Provided entries.
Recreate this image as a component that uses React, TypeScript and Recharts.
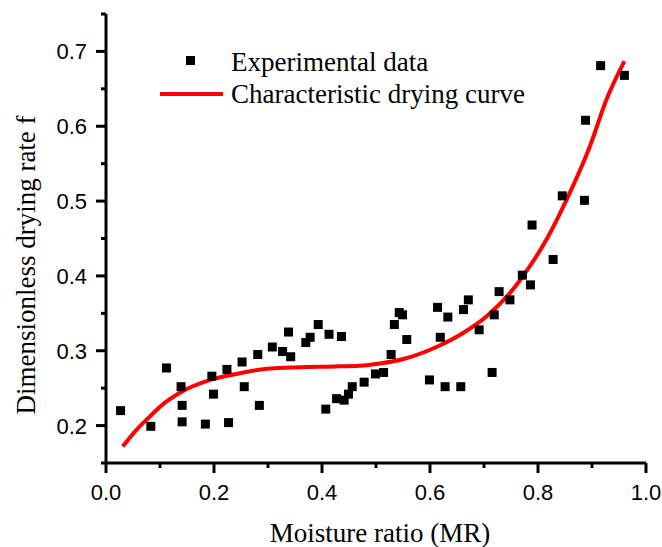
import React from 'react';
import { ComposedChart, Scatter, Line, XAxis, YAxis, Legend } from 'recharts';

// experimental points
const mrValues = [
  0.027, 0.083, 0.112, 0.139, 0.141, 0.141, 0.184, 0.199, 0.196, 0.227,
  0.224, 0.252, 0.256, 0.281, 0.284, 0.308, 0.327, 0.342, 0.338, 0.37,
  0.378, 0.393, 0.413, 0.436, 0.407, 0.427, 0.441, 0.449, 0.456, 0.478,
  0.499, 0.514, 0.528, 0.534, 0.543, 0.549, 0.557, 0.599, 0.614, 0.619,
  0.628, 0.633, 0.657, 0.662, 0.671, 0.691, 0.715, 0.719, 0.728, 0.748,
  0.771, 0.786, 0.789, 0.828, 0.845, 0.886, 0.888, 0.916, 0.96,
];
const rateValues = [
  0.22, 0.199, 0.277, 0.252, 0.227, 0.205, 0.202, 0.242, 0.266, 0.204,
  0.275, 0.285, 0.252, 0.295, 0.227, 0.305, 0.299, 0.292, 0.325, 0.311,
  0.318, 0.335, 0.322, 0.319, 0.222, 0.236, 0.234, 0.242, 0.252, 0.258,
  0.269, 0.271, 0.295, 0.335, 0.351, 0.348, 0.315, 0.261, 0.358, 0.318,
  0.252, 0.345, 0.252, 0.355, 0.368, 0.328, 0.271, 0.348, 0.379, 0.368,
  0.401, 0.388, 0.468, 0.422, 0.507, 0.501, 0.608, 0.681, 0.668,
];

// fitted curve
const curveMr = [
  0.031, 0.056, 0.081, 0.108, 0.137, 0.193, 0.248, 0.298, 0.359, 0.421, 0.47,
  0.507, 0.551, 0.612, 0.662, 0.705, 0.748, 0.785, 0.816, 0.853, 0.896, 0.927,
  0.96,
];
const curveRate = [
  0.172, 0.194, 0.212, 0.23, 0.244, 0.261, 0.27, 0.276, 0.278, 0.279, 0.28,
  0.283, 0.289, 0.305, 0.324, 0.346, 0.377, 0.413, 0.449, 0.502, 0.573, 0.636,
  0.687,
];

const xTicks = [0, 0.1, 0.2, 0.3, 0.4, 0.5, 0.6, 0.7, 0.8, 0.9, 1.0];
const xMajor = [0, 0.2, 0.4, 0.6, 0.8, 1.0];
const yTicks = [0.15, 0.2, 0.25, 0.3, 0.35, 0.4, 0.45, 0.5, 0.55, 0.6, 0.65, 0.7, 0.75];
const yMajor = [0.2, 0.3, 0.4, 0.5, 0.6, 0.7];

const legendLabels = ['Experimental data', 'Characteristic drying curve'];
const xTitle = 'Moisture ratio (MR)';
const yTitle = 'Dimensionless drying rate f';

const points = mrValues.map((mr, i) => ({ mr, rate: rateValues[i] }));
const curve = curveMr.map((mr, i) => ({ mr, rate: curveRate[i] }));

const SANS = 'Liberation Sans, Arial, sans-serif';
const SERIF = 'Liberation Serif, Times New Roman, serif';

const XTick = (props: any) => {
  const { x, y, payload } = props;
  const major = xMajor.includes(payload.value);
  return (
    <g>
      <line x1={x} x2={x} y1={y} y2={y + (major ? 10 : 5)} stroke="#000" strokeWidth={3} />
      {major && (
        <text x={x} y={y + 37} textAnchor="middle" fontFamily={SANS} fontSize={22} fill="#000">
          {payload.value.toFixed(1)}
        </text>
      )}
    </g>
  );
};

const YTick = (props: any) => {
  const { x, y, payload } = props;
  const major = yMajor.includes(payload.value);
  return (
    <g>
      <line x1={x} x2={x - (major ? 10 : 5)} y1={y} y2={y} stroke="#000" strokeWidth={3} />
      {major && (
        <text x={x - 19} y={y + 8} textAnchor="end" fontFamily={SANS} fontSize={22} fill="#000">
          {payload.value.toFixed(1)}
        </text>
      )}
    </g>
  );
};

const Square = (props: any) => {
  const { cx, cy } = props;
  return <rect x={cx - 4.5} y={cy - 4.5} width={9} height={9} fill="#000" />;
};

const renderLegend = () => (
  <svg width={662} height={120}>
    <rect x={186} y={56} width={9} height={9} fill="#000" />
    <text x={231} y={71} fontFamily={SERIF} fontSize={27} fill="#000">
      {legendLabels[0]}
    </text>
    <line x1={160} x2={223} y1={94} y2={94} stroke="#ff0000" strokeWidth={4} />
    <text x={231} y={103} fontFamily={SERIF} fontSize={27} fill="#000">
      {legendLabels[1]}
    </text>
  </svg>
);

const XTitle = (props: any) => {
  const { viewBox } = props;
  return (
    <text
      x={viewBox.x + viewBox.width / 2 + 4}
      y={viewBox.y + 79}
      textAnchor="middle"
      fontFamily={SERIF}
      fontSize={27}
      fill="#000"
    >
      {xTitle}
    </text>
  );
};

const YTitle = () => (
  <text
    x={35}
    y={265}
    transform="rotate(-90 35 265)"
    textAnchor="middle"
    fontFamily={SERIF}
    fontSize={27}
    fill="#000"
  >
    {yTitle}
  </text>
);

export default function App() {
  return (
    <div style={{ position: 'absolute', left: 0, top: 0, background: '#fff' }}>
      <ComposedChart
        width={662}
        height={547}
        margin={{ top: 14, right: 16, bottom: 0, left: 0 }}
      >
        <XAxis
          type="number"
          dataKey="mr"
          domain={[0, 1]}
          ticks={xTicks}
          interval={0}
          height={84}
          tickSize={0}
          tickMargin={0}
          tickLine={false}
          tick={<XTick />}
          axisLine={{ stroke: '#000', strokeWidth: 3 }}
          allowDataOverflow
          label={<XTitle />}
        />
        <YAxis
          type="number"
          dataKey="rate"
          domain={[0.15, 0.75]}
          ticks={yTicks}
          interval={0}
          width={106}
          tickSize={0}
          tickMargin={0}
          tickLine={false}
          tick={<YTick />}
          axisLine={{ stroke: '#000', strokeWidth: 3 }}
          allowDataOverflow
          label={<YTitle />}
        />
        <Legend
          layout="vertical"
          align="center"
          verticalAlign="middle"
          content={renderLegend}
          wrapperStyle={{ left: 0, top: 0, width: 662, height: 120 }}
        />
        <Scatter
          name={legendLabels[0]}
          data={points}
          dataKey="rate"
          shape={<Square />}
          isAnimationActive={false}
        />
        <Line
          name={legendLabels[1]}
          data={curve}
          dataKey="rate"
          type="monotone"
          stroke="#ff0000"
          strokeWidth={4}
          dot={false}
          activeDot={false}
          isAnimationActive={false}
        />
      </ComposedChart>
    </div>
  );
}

==

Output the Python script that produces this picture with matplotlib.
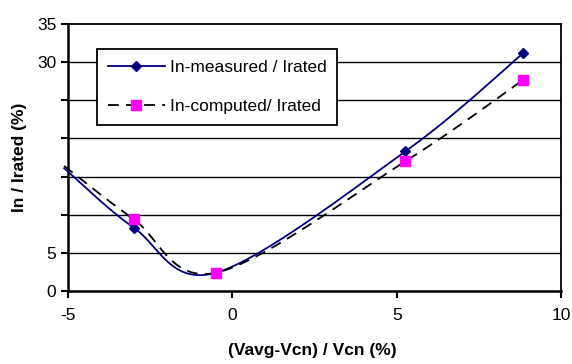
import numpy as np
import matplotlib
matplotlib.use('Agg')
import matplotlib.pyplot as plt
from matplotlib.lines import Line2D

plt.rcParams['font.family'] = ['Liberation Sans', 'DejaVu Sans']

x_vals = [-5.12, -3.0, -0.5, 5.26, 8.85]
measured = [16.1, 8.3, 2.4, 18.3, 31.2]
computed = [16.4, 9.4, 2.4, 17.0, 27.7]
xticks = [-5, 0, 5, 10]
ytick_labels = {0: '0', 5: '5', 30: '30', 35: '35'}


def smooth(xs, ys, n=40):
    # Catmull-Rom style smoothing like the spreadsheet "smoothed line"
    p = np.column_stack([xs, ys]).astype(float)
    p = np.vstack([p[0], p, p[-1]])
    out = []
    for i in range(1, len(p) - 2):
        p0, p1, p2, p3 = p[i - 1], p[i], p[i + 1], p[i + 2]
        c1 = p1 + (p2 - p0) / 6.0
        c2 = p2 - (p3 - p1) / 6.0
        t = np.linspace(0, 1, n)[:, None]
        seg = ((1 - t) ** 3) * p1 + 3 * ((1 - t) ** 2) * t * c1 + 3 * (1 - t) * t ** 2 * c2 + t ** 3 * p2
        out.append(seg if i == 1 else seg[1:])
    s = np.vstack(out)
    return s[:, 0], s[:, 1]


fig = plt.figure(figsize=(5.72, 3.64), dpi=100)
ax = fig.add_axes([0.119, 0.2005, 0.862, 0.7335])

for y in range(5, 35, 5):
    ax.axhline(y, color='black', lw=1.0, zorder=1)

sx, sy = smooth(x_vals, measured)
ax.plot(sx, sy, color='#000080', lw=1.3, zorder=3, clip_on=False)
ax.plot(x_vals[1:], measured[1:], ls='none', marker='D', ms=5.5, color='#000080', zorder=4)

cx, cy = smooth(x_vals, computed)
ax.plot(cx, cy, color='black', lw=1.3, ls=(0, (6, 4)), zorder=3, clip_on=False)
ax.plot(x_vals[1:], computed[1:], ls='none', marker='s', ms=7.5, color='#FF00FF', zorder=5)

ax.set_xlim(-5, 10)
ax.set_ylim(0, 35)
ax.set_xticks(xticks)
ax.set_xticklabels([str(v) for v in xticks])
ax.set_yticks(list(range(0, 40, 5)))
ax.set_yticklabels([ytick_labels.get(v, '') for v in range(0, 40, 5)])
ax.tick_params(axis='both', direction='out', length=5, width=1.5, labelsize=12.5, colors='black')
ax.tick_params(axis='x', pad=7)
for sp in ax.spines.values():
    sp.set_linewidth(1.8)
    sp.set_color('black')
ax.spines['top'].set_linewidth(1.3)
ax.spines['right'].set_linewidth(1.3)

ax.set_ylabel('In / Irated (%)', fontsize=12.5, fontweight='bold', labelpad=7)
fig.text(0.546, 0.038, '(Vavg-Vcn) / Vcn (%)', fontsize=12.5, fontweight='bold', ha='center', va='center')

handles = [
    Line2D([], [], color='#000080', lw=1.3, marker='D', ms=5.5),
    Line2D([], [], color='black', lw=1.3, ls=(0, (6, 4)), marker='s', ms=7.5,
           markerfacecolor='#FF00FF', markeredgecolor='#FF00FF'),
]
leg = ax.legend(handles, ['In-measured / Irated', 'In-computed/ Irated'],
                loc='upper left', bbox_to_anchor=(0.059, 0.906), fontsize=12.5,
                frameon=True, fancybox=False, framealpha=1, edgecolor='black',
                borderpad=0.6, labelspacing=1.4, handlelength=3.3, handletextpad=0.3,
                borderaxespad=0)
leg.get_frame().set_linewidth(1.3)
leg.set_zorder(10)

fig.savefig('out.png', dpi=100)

Aim of the task. Take the stretch from the line containing "Recreate this image" through the line containing "XAxis, YAxis, Legend" and reproduce it exactly, both ends included. Omit the pictures.

Written solution.
Recreate this image as a component that uses React, TypeScript and Recharts.
import React from 'react';
import { ComposedChart, Scatter, Line, XAxis, YAxis, Legend } from 'recharts';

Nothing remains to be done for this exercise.